* [Problem to solve]:
Locate the string "chart" in the listing below. Copy every line where it is found.

:: Data listing

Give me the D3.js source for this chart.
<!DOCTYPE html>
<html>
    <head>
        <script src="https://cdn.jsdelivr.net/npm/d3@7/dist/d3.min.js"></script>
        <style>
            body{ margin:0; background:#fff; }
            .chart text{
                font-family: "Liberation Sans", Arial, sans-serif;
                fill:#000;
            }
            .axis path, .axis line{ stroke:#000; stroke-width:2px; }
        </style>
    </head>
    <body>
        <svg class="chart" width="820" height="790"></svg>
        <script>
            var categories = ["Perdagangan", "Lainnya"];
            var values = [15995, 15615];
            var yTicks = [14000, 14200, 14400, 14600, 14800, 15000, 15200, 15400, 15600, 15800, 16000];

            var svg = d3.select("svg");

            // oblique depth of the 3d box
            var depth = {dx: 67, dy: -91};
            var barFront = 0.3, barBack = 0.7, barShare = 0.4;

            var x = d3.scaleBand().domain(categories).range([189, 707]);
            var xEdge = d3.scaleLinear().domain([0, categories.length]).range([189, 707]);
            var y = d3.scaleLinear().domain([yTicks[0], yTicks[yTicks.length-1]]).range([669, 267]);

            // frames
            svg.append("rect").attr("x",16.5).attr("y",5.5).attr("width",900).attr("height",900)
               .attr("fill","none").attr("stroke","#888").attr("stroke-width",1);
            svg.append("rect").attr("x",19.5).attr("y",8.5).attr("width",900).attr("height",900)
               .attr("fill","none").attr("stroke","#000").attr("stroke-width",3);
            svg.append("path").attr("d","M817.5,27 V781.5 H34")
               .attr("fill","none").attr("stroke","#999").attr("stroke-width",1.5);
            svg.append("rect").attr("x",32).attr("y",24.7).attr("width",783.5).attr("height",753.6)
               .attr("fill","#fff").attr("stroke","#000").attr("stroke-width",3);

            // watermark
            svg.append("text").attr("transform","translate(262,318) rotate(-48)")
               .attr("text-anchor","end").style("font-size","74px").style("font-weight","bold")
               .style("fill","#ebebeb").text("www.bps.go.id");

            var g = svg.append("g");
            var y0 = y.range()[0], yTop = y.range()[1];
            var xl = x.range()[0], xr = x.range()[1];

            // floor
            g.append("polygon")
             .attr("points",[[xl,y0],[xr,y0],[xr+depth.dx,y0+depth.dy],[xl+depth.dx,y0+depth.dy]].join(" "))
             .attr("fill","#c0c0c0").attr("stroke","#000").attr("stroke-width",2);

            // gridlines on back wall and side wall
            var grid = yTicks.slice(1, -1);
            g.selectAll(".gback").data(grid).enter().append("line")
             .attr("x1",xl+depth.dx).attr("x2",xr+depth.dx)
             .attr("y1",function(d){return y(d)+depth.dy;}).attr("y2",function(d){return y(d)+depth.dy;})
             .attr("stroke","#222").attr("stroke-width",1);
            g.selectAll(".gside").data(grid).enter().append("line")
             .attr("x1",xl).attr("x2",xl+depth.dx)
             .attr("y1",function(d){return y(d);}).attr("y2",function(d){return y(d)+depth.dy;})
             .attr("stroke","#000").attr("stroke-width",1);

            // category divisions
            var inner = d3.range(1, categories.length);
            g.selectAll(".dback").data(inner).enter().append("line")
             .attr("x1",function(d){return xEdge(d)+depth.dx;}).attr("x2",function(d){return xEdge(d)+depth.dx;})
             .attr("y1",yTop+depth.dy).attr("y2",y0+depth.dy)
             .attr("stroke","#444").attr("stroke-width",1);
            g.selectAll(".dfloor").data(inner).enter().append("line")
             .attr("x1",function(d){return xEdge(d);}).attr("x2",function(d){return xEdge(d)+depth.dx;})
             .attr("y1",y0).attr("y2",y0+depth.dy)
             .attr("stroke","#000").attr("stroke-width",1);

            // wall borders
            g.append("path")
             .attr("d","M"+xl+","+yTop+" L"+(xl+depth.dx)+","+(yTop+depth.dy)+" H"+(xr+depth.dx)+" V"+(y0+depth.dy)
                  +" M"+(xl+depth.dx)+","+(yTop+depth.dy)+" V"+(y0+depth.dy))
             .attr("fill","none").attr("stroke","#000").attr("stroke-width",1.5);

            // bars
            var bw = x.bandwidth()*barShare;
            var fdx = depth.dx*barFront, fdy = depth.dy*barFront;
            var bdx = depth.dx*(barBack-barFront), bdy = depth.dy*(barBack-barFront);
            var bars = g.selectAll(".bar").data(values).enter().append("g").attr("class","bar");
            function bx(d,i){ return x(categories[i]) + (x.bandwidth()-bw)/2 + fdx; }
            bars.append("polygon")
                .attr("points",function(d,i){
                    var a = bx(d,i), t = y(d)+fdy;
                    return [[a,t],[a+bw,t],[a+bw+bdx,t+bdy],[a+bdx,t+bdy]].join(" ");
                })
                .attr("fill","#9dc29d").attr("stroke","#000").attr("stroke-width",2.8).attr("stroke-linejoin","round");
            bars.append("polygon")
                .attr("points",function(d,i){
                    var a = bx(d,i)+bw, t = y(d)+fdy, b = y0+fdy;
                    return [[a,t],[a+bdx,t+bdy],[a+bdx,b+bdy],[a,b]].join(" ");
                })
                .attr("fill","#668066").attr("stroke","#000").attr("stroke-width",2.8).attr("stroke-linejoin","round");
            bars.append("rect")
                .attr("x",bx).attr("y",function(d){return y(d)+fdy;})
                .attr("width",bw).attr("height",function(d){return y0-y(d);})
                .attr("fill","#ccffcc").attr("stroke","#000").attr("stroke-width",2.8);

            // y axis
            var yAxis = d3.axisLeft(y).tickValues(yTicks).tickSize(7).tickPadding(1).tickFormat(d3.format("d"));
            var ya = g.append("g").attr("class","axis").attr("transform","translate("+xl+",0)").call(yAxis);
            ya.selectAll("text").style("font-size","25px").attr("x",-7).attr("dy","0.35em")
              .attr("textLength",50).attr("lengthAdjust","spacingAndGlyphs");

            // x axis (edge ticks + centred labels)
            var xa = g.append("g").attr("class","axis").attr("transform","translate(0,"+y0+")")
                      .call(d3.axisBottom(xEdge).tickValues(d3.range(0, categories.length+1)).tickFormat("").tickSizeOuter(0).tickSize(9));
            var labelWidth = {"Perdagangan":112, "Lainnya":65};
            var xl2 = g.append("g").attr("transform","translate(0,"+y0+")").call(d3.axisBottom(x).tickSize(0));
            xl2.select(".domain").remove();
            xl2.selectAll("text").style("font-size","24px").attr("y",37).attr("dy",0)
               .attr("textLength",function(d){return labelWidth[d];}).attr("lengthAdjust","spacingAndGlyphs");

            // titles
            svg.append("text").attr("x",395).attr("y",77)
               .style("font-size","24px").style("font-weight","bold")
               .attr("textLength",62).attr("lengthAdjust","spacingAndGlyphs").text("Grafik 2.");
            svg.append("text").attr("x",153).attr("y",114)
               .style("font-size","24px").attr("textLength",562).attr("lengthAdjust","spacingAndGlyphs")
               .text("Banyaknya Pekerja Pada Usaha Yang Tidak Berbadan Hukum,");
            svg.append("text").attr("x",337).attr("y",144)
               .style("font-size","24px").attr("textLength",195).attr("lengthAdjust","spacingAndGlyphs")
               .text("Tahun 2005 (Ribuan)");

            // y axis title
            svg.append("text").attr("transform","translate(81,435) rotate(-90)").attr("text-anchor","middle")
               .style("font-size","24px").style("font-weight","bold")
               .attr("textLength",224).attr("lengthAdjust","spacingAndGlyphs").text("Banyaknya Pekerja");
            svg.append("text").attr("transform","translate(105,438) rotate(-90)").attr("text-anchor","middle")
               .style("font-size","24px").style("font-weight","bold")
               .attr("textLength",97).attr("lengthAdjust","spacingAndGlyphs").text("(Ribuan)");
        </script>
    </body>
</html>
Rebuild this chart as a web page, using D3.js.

::::

* [Reply to the task]:
Give me the D3.js source for this chart.
            .chart text{
        <svg class="chart" width="820" height="790"></svg>
Rebuild this chart as a web page, using D3.js.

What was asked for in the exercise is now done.